Through the Looking Glass Children's Book Reviews
Starcross: A Stirring Adventure of Spies, Time Travel and Curious Hats
Illustrator: David Wyatt
Fiction Series
For ages 10 and up
Bloomsbury USA Children's Books, 2007 ISBN: 1599902966
The Mumby family are living in a state of chaos. Their home, Larklight, is being redecorated and the resulting confusion and mess is proving to be very trying indeed. Art and his mother are therefore delighted when a Mr. Mortimer Titfer – a friend of a mutual friend – invites the family to spend some time at Starcross, his resort hotel. The hotel is located on an asteroid and Mr. Titfer says that it has “some of the best sea bathing anywhere in British Space.” Art’s father cannot go but there is no reason why Art, Mother and Myrtle cannot do so. Art and Mother are excited at the prospect of a change of scene, but Art’s sister Myrtle is feeling too depressed to care much what they do. Her ‘young gentleman,’ a certain Jack Havock, has not been responding to her letters.

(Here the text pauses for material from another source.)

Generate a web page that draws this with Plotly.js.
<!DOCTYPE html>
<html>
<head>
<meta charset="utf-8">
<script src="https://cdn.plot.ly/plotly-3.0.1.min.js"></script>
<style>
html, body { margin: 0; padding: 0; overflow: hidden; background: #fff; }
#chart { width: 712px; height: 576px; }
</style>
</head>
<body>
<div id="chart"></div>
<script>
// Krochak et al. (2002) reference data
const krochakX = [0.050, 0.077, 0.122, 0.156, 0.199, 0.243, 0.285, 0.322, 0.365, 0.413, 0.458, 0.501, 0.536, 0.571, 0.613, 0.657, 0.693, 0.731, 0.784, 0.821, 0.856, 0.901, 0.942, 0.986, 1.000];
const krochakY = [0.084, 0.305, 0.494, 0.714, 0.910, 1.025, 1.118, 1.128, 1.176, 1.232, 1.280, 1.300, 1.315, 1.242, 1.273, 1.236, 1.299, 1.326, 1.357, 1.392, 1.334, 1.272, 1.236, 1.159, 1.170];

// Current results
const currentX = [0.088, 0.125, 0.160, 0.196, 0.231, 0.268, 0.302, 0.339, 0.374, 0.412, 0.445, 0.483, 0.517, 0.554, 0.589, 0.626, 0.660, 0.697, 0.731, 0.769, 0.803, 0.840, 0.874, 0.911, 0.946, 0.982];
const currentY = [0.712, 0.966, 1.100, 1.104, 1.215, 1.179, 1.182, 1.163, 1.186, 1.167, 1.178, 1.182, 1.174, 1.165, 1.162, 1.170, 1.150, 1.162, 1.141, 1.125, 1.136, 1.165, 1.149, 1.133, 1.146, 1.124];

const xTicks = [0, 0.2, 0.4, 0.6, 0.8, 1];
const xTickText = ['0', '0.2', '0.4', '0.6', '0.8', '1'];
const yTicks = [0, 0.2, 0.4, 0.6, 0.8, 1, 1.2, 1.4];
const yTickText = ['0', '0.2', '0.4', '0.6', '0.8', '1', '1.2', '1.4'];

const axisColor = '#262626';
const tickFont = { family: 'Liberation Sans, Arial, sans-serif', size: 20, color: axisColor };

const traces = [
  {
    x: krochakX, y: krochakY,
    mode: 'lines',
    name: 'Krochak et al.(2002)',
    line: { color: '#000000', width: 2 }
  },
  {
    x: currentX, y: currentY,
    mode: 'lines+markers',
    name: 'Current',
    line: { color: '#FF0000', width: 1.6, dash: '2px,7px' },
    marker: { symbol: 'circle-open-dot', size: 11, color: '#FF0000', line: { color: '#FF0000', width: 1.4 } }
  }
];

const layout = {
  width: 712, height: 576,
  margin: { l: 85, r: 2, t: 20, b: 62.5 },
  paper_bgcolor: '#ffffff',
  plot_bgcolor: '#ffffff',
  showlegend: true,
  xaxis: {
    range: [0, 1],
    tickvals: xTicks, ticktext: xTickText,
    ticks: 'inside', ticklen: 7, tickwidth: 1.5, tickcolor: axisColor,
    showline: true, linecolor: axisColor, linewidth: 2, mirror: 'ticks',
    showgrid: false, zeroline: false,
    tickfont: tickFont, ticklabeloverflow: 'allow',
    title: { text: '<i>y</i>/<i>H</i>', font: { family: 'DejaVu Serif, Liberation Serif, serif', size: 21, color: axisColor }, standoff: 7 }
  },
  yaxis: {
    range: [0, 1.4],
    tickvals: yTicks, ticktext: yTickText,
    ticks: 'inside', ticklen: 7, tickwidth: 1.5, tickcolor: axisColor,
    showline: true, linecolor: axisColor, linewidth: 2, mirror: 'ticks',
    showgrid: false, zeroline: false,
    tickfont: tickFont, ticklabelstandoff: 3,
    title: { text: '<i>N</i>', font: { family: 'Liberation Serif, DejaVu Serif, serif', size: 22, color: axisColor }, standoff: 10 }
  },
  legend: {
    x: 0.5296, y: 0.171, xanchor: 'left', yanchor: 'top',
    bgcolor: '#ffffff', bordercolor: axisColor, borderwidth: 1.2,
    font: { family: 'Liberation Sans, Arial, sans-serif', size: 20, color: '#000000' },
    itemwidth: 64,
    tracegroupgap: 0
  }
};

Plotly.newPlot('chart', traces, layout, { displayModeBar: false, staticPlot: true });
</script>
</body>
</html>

It is not long before the Mumby’s are at Starcross. The hotel is certainly very luxurious and the other guests seem nice enough. The sea apparently is only present for twelve hours out of every twenty-four, which is rather odd, but it is very pleasant to bathe in when it is on the sands. The Mumbys are surprised and delighted to see that their friend Jack Havoc is staying at the hotel, though they cannot help wondering why he is using an assumed name.

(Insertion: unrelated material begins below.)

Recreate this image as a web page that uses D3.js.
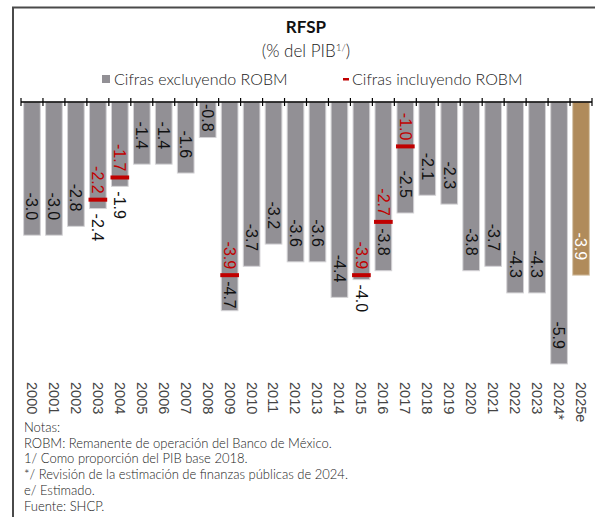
<!DOCTYPE html>
<html>
<head>
<meta charset="utf-8">
<script src="https://cdn.jsdelivr.net/npm/d3@7"></script>
<style>
  html, body { margin: 0; padding: 0; background: #fff; }
  svg { display: block; }
</style>
</head>
<body>
<svg id="chart" width="595" height="517"></svg>
<script>
// Años del eje
const years = ["2000","2001","2002","2003","2004","2005","2006","2007","2008","2009",
  "2010","2011","2012","2013","2014","2015","2016","2017","2018","2019",
  "2020","2021","2022","2023","2024*","2025e"];

// RFSP excluyendo el remanente de operación del Banco de México (% del PIB)
const excluyendo = [-3.0,-3.0,-2.8,-2.4,-1.9,-1.4,-1.4,-1.6,-0.8,-4.7,
  -3.7,-3.2,-3.6,-3.6,-4.4,-4.0,-3.8,-2.5,-2.1,-2.3,
  -3.8,-3.7,-4.3,-4.3,-5.9,-3.9];

// RFSP incluyendo el ROBM (solo en los años con remanente)
const incluyendo = [null,null,null,-2.2,-1.7,null,null,null,null,-3.9,
  null,null,null,null,null,-3.9,-2.7,-1.0,null,null,
  null,null,null,null,null,null];

const notas = [
  "Notas:",
  "ROBM: Remanente de operación del Banco de México.",
  "1/ Como proporción del PIB base 2018.",
  "*/ Revisión de la estimación de finanzas públicas de 2024.",
  "e/ Estimado.",
  "Fuente: SHCP."
];

const gris = "#929095", dorado = "#b08b5b", rojo = "#c00000";
const fontTxt = "Lato, 'Open Sans', sans-serif";
const fontNum = "'Liberation Sans', Arial, sans-serif";
const fontYear = "'Liberation Sans Narrow', 'Liberation Sans', sans-serif";

const svg = d3.select("#chart");

// Marco
svg.append("path")
  .attr("d", "M13,517 L13,7.5 L595,7.5")
  .attr("fill", "none").attr("stroke", "#4a4a4a").attr("stroke-width", 2);

// Título
svg.append("text").attr("x", 306).attr("y", 33).attr("text-anchor", "middle")
  .attr("font-family", fontTxt).attr("font-weight", 700).attr("font-size", 17)
  .attr("fill", "#111").text("RFSP");
const sub = svg.append("text").attr("x", 306).attr("y", 57).attr("text-anchor", "middle")
  .attr("font-family", fontTxt).attr("font-weight", 300).attr("font-size", 17).attr("fill", "#222");
sub.append("tspan").text("(% del PIB");
sub.append("tspan").attr("font-size", 10).attr("dy", -6).text("1/");
sub.append("tspan").attr("dy", 6).text(")");

// Leyenda
const lg = svg.append("g").attr("font-family", fontTxt).attr("font-weight", 300)
  .attr("font-size", 16).attr("fill", "#222");
lg.append("rect").attr("x", 102).attr("y", 75).attr("width", 8).attr("height", 8).attr("fill", gris);
lg.append("text").attr("x", 114).attr("y", 85).text("Cifras excluyendo ROBM");
lg.append("rect").attr("x", 343).attr("y", 78).attr("width", 6).attr("height", 2.5).attr("fill", rojo);
lg.append("text").attr("x", 352).attr("y", 85).text("Cifras incluyendo ROBM");

// Escalas
const x = d3.scaleBand().domain(years).range([21, 592]).paddingInner(0.24).paddingOuter(0.12);
const y = d3.scaleLinear().domain([0, -6]).range([102, 368.4]);
const y0 = y(0);

const data = years.map((yr, i) => ({ yr, v: excluyendo[i], r: incluyendo[i], last: i === years.length - 1 }));

// Barras
svg.append("g").selectAll("rect").data(data).join("rect")
  .attr("x", d => x(d.yr)).attr("width", x.bandwidth())
  .attr("y", y0).attr("height", d => y(d.v) - y0)
  .attr("fill", d => d.last ? dorado : gris)
  .attr("stroke", d => d.last ? "#d8c7ae" : "#d4d3d6").attr("stroke-width", 1);

// Eje superior con marcas en los límites de cada categoría
const ax = svg.append("g").attr("stroke", "#000");
const r0 = x.range()[0], step = x.step();
ax.append("line").attr("x1", r0).attr("x2", x.range()[1]).attr("y1", y0).attr("y2", y0).attr("stroke-width", 1.5);
ax.selectAll("line.tk").data(d3.range(years.length + 1)).join("line").attr("class", "tk")
  .attr("x1", i => r0 + i * step).attr("x2", i => r0 + i * step)
  .attr("y1", y0 - 4).attr("y2", y0 + 4).attr("stroke-width", 1.2);

// Marcadores de cifras incluyendo ROBM
const withR = data.filter(d => d.r != null);
svg.append("g").selectAll("rect").data(withR).join("rect")
  .attr("x", d => x(d.yr) - 1).attr("width", x.bandwidth() + 2)
  .attr("y", d => y(d.r) - 2).attr("height", 4).attr("fill", rojo);

// Etiquetas de valores (texto girado 90°), con guion corto como signo
const fmt = d3.formatLocale({ decimal: ".", thousands: ",", grouping: [3], currency: ["$", ""], minus: "-" }).format(".1f");
const lblG = svg.append("g").attr("font-family", fontNum).attr("font-size", 16);

data.forEach(d => {
  const cx = x(d.yr) + x.bandwidth() / 2;
  const bottom = y(d.v);
  const t = lblG.append("text").attr("dy", "0.35em")
    .attr("fill", d.last ? "#fff" : "#111").text(fmt(d.v));
  const len = t.node().getComputedTextLength();
  let end = Math.max(bottom - 15, y0 + 2 + len);
  let anchor = "end", pos = end;
  if (d.r != null) {
    const my = y(d.r);
    if (end - len <= my + 4) {
      anchor = "start";
      // debajo del marcador si cabe dentro de la barra; si no, bajo la barra
      pos = (bottom - (my + 6) >= len - 1) ? my + 6 : bottom + 5;
    }
    lblG.append("text").attr("dy", "0.35em").attr("fill", rojo)
      .attr("text-anchor", "end")
      .attr("transform", `translate(${cx},${my - 6}) rotate(90)`)
      .text(fmt(d.r));
  }
  t.attr("text-anchor", anchor).attr("transform", `translate(${cx},${pos}) rotate(90)`);
});

// Etiquetas de años
svg.append("g").attr("font-family", fontYear).attr("font-size", 14.5).attr("fill", "#444")
  .selectAll("text").data(years).join("text")
  .attr("dy", "0.35em")
  .attr("transform", d => `translate(${x(d) + x.bandwidth() / 2},382) rotate(90)`)
  .text(d => d);

// Notas
svg.append("g").attr("font-family", fontTxt).attr("font-weight", 300).attr("font-size", 13).attr("fill", "#222")
  .selectAll("text").data(notas).join("text")
  .attr("x", 24).attr("y", (d, i) => 431.7 + i * 15.8)
  .text(d => d);
</script>
</body>
</html>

Then things start to take on a decidedly dark tone. First the visitors discover that a pair of trees on an island are not trees at all; they are, or rather were, Sir Richard and Ulla Burton. Somehow someone has transformed them into Changeling Tree hybrids. Then one of the visitors, a sentient shrub called Professor Ferny, is poisoned.
Not long after this frightening event, in the darkness of the night, Art and his family are attacked. Art discovers that the top hats which have been placed in ever guest room closet, are not top hats at all. They are some kind of life form and they are definitely not friendly. To his horror he sees that his old friends Grindle, Nipper, and Mr. Munkulus, along with some of the hotel residents, are under the influence of these hats. They are not, in short, themselves, and they are doing wherever Mr. Titfer tells them to do. Art and his mother are seized and taken prisoner, but Myrtle manages to escape with Jack.

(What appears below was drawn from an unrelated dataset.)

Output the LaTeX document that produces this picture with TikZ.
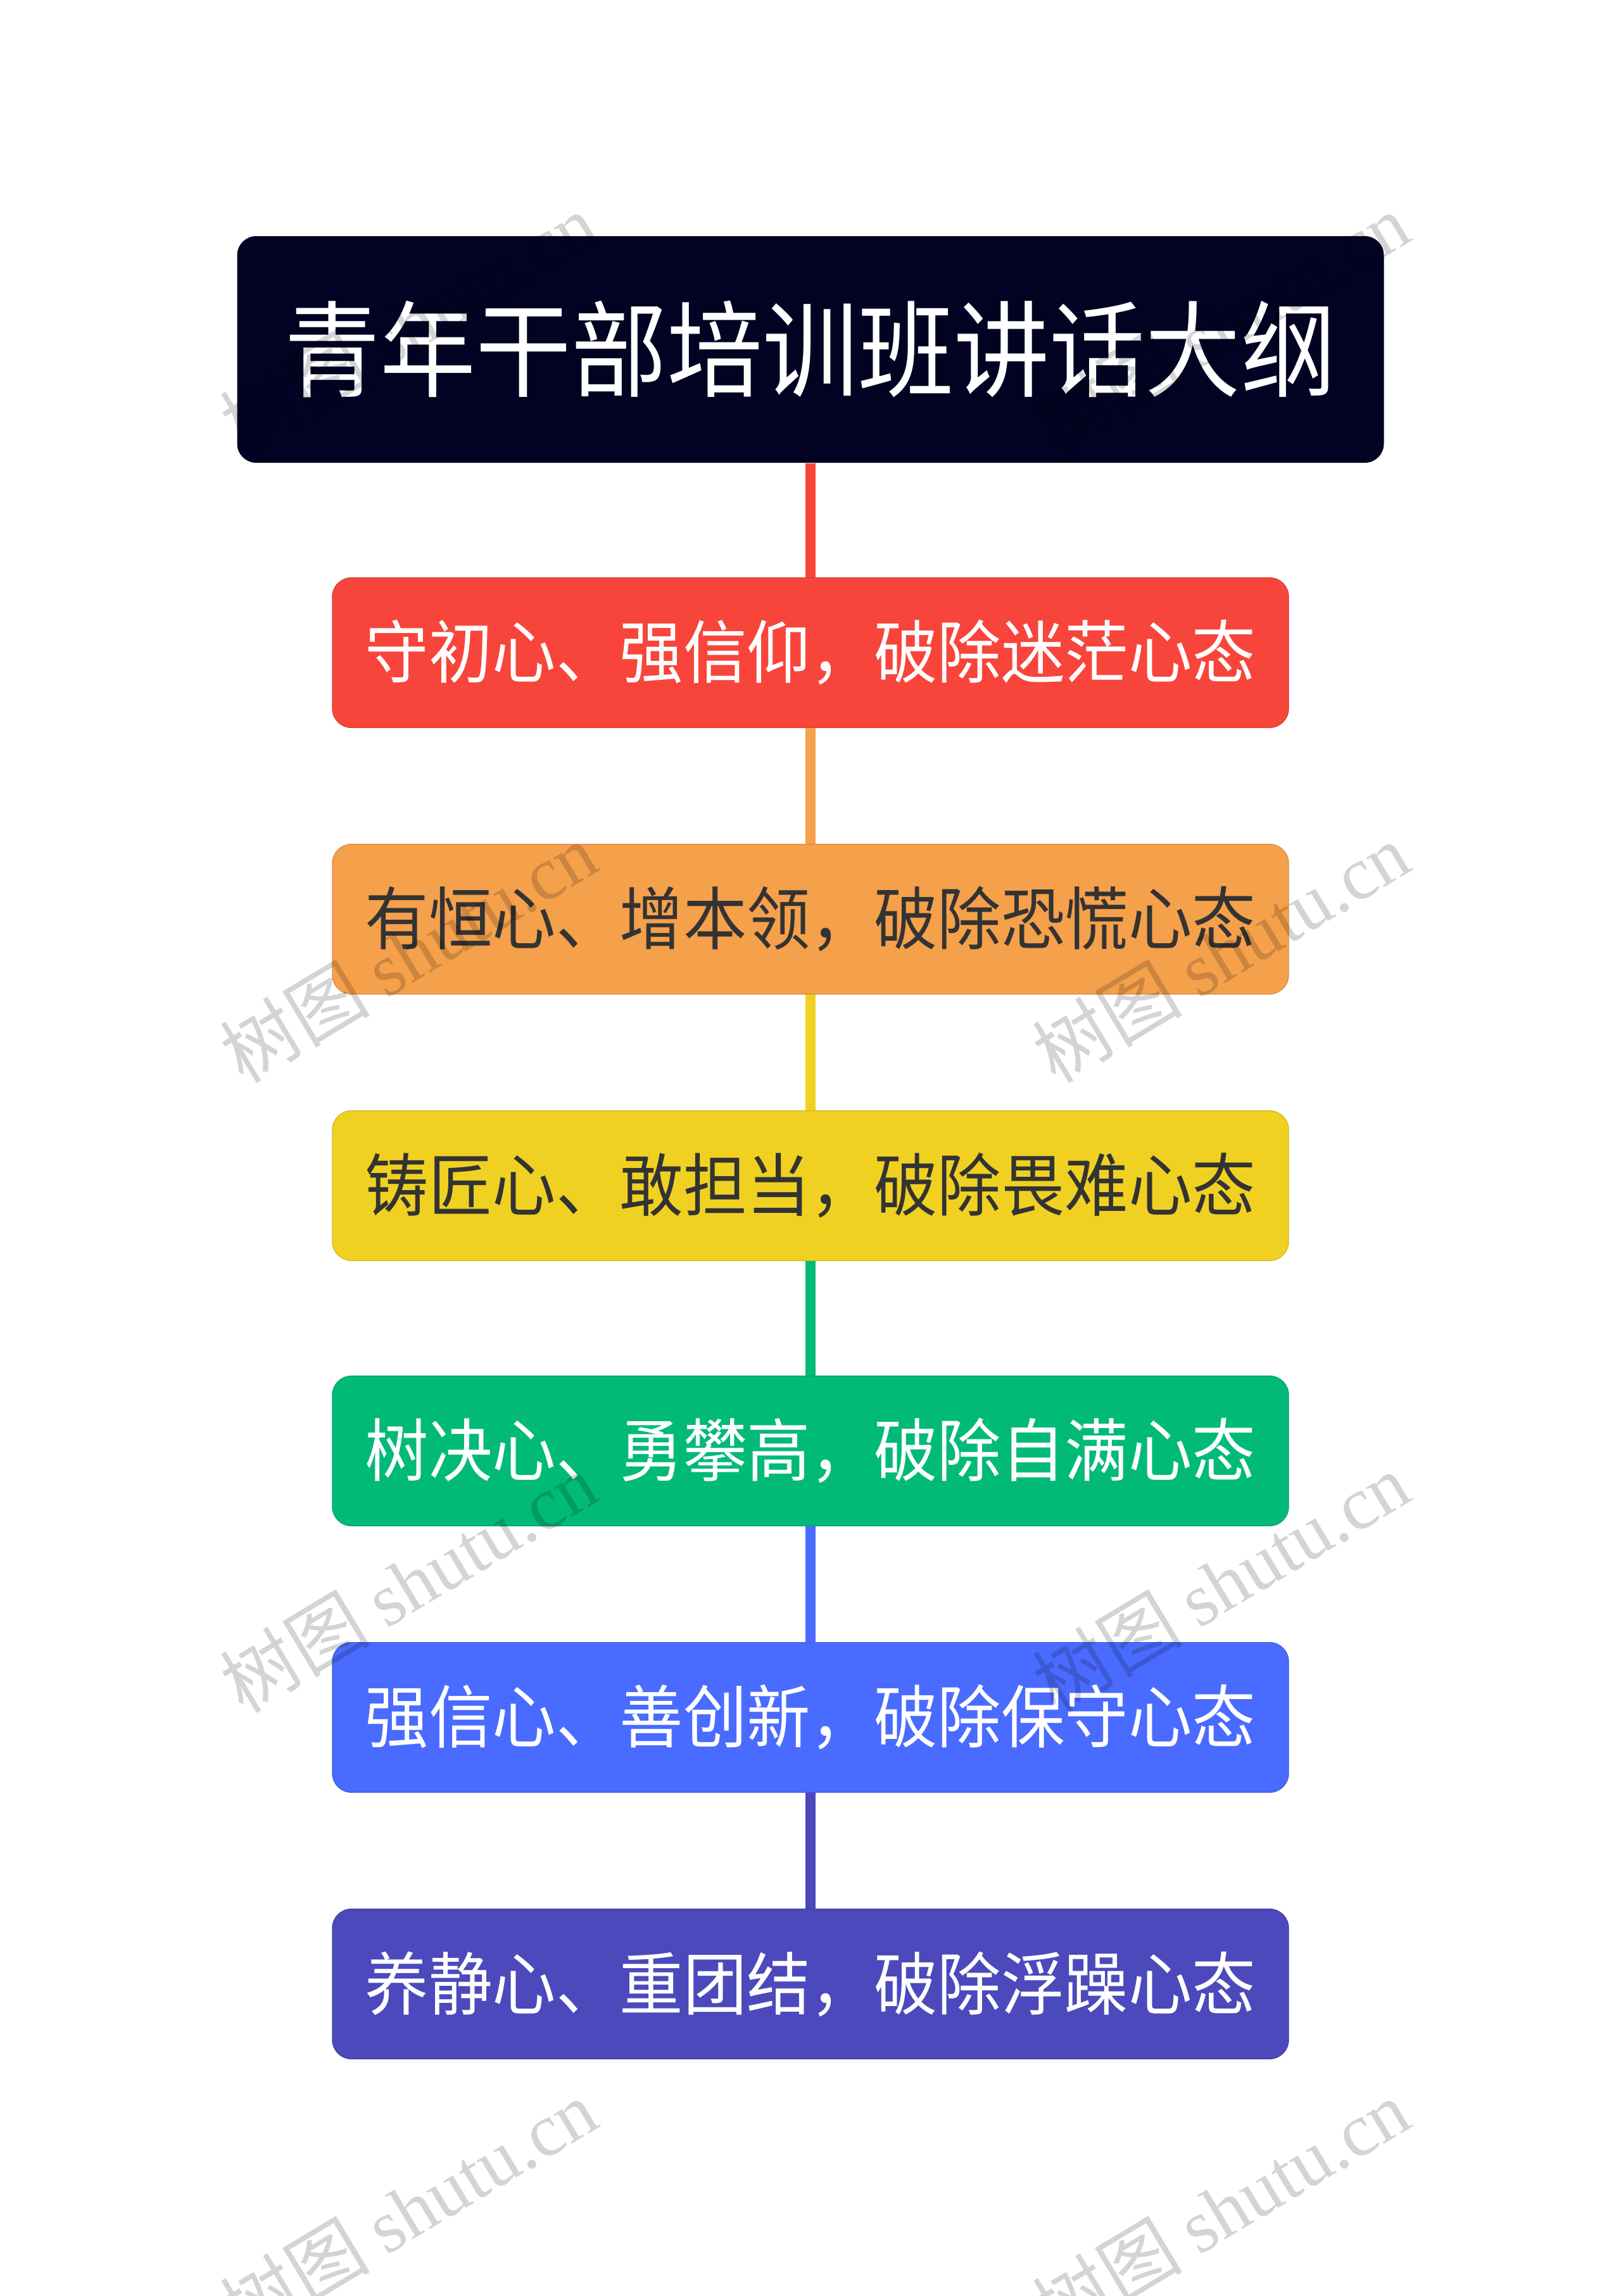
\documentclass[tikz,border=0pt]{standalone}
\usepackage{fontspec}
\newfontfamily\cjk[FakeStretch=0.93]{Noto Sans CJK SC}
\newfontfamily\cjktitle[FakeStretch=0.915]{Noto Sans CJK SC}
\newfontfamily\wmcjk{Noto Sans CJK SC}
\newfontfamily\wmlat{Liberation Serif}
\definecolor{titlebg}{HTML}{020322}
\definecolor{cred}{HTML}{F8453B}
\definecolor{corange}{HTML}{F5A04B}
\definecolor{cyellow}{HTML}{F0D122}
\definecolor{cgreen}{HTML}{02BA78}
\definecolor{cblue}{HTML}{4A6BFF}
\definecolor{cpurple}{HTML}{4B49BC}
\definecolor{darktext}{HTML}{333333}
\tikzset{
  titlebox/.style={rectangle, rounded corners=9pt, fill=titlebg, text=white,
    minimum width=543.3pt, minimum height=107.4pt, inner sep=0pt,
    font=\cjktitle\fontsize{49.5pt}{55pt}\selectfont},
  itembox/.style={rectangle, rounded corners=9pt, fill=#1, draw=#1!88!black, line width=0.4pt,
    minimum width=453pt, minimum height=71pt, inner sep=0pt,
    font=\cjk\fontsize{32.4pt}{36pt}\selectfont},
  link/.style={draw=#1, line width=4.8pt},
  wmark/.style={rotate=31, text=black, text opacity=0.17, inner sep=0pt}
}
\begin{document}
\begin{tikzpicture}[x=0.3pt,y=-0.3pt]
\useasboundingbox (0,0) rectangle (2560,3627);
\node[titlebox] (title) at (1280,552) {青年干部培训班讲话大纲};
\node[itembox=cred, text=white] (b1) at (1280,1031) {守初心、强信仰，破除迷茫心态};
\node[itembox=corange, text=darktext] (b2) at (1280,1452) {有恒心、增本领，破除恐慌心态};
\node[itembox=cyellow, text=darktext] (b3) at (1280,1873) {铸匠心、敢担当，破除畏难心态};
\node[itembox=cgreen, text=white] (b4) at (1280,2292) {树决心、勇攀高，破除自满心态};
\node[itembox=cblue, text=white] (b5) at (1280,2713) {强信心、善创新，破除保守心态};
\node[itembox=cpurple, text=white] (b6) at (1280,3134) {养静心、重团结，破除浮躁心态};
\draw[link=cred] (title.south) -- (b1.north);
\draw[link=corange] (b1.south) -- (b2.north);
\draw[link=cyellow] (b2.south) -- (b3.north);
\draw[link=cgreen] (b3.south) -- (b4.north);
\draw[link=cblue] (b4.south) -- (b5.north);
\draw[link=cpurple] (b5.south) -- (b6.north);
\foreach \i/\xx/\yy in {1/645/510,2/1928/510,3/645/1505,4/1928/1505,5/645/2500,6/1928/2500,7/645/3490,8/1928/3490}{
  \node[wmark] (wm\i) at (\xx,\yy) {\fontsize{35.5pt}{38pt}\selectfont\wmcjk 树图\ \wmlat shutu.cn};
}
\end{tikzpicture}
\end{document}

Art and Mother discover that Mr. Titfer invited them to the hotel because he wants Mother to use her skills to adapt her old Shaper machine (which he had brought to Starcross) into a device which will help him attain great power. What Mr. Titfer does not realize is that the creatures which he is using to mesmerize his prisoners - the hat-like moobs – are in fact using him. They have their own plans and he is just a pawn in their clever scheme to take over the universe.
Meanwhile Myrtle and Jack have been time shifted – Starcross is far from stable when it comes to time – back many thousands of years. They are not alone however. Two of the other Starcross visitors are with them and they are not at all what they seemed. Miss Delphine Beauregard is in fact a French spy and her nurse, Mrs. Grindle, in really a posse of “very small goblin-like beings.” Delphine intends to do whatever she can to further the interests of France at the expense of the British Empire.
Will Myrtle and Jack, Art and Mother be able to rescue their friends and stop the moobs from taking over the Known Universe? Will they be able to foil Delphine’s attempts to damage the balance of power?
As they read this thoroughly enjoyable book readers will find themselves wondering, again and again, what is going to happen next. Utterly captivating and wonderfully crafted, this sequel to “Larklight” is funny, very entertaining, and full of unexpected surprises. Written in a style which has a Victorian era feel to it, the tale, with its accompanying artwork, will give readers a very definite sense that they are taking a journey to a different and exciting world.